The exercise. From the entries that follow, list every line in which the string "matplotlib" appears.

(Source code of charts)
=======
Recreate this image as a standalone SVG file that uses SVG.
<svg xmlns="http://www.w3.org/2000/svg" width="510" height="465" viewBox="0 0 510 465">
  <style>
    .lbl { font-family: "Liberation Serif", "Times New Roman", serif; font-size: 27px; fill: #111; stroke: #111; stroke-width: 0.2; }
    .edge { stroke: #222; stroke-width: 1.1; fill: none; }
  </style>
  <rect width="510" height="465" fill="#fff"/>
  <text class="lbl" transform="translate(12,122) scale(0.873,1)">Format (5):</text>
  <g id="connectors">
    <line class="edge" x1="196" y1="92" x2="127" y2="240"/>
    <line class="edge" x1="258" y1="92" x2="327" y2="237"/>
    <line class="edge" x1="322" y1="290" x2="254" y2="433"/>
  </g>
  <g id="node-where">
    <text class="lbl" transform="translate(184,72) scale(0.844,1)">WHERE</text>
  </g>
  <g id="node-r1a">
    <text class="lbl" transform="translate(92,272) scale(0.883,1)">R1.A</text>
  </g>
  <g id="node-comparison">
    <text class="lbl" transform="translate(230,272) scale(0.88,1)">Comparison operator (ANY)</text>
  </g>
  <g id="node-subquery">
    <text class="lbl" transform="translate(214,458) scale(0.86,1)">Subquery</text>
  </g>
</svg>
=======
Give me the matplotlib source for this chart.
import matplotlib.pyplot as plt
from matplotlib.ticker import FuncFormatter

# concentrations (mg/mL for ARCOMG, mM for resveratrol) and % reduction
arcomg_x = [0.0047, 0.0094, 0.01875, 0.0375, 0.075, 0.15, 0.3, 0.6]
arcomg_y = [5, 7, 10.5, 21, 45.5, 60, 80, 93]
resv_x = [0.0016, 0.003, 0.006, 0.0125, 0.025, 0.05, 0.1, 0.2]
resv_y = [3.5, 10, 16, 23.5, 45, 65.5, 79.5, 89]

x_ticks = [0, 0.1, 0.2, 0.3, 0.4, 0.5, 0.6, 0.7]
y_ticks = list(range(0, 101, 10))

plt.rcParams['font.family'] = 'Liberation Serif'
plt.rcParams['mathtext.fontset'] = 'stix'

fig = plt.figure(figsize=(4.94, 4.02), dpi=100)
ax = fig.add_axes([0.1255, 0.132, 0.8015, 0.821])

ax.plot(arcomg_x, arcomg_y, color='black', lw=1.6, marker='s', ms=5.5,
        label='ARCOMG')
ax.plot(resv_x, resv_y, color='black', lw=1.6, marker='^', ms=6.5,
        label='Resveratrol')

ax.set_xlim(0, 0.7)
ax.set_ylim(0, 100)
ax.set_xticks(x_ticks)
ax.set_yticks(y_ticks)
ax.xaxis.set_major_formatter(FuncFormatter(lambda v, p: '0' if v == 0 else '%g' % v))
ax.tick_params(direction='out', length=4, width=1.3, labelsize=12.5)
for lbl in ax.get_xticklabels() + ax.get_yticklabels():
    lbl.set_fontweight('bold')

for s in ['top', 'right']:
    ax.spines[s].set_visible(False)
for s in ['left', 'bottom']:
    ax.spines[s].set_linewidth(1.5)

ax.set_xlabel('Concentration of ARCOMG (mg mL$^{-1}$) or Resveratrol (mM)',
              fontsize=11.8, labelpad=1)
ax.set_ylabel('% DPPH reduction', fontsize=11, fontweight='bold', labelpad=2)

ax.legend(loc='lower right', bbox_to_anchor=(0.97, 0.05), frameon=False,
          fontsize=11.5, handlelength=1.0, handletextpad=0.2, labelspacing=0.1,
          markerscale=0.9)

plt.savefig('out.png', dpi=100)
=======
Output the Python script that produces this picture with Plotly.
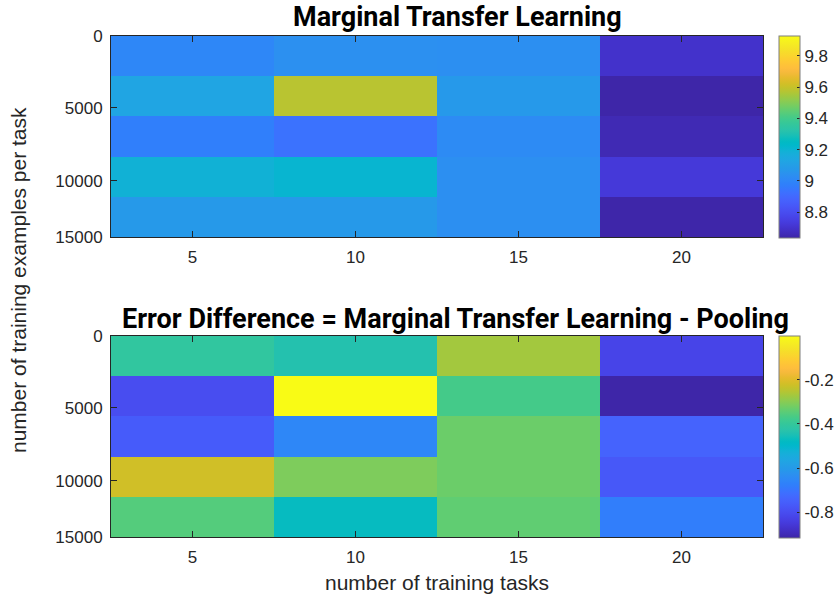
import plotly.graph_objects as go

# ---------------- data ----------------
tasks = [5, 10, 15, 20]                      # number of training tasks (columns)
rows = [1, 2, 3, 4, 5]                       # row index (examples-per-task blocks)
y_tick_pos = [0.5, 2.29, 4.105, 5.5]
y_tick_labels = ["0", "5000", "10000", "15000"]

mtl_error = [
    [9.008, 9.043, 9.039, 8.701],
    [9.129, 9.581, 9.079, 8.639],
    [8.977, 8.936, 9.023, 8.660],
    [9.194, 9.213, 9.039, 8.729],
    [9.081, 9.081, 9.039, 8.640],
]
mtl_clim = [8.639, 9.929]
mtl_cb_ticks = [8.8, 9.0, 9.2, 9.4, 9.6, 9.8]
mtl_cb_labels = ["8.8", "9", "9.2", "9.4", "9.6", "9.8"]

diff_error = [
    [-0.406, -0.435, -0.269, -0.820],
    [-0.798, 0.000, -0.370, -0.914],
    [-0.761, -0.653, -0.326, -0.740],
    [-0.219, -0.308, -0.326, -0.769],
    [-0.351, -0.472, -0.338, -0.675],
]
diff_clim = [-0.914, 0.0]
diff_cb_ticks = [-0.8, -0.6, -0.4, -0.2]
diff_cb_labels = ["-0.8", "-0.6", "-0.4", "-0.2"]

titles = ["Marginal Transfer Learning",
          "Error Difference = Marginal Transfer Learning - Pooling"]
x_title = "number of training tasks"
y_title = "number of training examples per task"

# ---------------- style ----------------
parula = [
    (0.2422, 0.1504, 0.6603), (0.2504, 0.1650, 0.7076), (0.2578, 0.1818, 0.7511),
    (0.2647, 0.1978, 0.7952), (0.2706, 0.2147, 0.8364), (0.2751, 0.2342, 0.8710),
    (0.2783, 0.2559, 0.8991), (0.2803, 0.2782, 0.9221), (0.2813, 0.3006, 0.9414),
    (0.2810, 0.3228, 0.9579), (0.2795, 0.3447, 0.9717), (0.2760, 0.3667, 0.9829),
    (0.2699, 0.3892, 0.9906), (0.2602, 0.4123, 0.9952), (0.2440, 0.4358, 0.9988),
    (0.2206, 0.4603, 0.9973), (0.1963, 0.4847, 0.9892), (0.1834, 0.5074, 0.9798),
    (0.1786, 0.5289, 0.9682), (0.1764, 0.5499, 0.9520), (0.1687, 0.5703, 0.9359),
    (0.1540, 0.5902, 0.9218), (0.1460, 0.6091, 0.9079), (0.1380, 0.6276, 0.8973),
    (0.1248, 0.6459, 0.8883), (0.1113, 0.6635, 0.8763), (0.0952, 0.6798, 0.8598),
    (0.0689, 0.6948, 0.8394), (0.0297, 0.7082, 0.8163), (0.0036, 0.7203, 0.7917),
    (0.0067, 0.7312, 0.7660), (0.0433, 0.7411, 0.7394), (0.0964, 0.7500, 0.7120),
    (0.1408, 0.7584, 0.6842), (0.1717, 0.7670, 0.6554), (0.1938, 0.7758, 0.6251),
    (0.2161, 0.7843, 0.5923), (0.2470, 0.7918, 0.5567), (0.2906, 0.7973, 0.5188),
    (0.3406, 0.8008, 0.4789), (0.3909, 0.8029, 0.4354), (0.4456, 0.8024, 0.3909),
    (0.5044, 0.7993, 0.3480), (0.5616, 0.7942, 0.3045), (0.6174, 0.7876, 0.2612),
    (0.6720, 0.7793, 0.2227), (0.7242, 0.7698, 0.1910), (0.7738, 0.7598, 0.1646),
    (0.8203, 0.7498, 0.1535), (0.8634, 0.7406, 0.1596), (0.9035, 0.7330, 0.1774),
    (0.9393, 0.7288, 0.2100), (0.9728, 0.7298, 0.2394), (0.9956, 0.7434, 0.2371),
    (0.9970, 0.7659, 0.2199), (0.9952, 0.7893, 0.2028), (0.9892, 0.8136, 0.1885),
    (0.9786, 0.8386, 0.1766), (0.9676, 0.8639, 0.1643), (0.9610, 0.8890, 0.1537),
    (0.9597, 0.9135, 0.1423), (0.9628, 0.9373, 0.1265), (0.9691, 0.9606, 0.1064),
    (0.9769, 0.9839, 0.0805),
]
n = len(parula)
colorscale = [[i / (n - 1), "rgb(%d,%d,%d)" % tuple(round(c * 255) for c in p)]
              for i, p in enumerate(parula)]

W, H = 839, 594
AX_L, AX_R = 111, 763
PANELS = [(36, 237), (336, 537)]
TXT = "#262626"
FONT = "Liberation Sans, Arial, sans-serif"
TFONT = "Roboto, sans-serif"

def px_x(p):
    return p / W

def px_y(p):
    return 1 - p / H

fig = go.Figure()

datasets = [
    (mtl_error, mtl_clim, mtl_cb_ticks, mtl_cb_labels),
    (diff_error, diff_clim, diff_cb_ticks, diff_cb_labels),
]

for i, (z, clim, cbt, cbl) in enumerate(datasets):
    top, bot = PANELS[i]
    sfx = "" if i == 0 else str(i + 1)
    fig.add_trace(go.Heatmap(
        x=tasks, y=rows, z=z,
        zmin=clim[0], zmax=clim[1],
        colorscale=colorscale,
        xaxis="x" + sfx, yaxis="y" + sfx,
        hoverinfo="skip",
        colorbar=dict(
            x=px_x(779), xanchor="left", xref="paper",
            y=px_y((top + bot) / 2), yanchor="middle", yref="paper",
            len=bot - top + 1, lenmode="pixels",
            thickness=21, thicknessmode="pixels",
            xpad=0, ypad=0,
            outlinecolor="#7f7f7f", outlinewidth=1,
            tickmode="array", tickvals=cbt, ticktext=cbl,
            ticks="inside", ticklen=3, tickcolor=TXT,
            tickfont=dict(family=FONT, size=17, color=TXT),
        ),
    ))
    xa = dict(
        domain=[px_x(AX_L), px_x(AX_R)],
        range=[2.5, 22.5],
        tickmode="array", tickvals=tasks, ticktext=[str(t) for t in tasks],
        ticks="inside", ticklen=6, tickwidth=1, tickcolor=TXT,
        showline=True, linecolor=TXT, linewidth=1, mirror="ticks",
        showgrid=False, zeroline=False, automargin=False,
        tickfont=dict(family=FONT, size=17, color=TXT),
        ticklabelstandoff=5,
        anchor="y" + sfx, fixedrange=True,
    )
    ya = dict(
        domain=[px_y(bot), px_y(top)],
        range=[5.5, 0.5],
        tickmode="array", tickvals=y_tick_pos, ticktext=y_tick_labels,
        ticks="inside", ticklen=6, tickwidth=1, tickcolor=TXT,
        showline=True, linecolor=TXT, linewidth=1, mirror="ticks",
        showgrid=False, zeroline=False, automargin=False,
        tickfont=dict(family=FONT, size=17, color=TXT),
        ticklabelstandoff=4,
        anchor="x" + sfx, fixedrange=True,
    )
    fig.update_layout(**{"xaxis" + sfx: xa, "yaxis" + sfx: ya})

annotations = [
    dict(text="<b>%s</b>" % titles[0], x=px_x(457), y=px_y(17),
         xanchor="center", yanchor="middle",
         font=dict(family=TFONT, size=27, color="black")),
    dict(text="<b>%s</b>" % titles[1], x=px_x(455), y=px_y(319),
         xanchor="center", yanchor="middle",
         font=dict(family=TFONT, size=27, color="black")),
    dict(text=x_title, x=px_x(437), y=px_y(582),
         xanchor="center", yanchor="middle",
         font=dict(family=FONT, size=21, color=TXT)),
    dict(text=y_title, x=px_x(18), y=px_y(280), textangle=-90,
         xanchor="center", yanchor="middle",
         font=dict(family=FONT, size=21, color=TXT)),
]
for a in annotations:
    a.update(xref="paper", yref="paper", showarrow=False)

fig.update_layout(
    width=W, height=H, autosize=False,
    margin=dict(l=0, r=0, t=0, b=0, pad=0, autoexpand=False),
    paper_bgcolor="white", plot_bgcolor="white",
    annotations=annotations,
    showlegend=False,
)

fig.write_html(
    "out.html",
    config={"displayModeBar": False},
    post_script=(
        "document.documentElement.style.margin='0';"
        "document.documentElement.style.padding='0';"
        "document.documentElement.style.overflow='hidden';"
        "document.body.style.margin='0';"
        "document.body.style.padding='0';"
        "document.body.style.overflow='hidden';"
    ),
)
=======
Answer to the problem.
Give me the matplotlib source for this chart.
import matplotlib.pyplot as plt
from matplotlib.ticker import FuncFormatter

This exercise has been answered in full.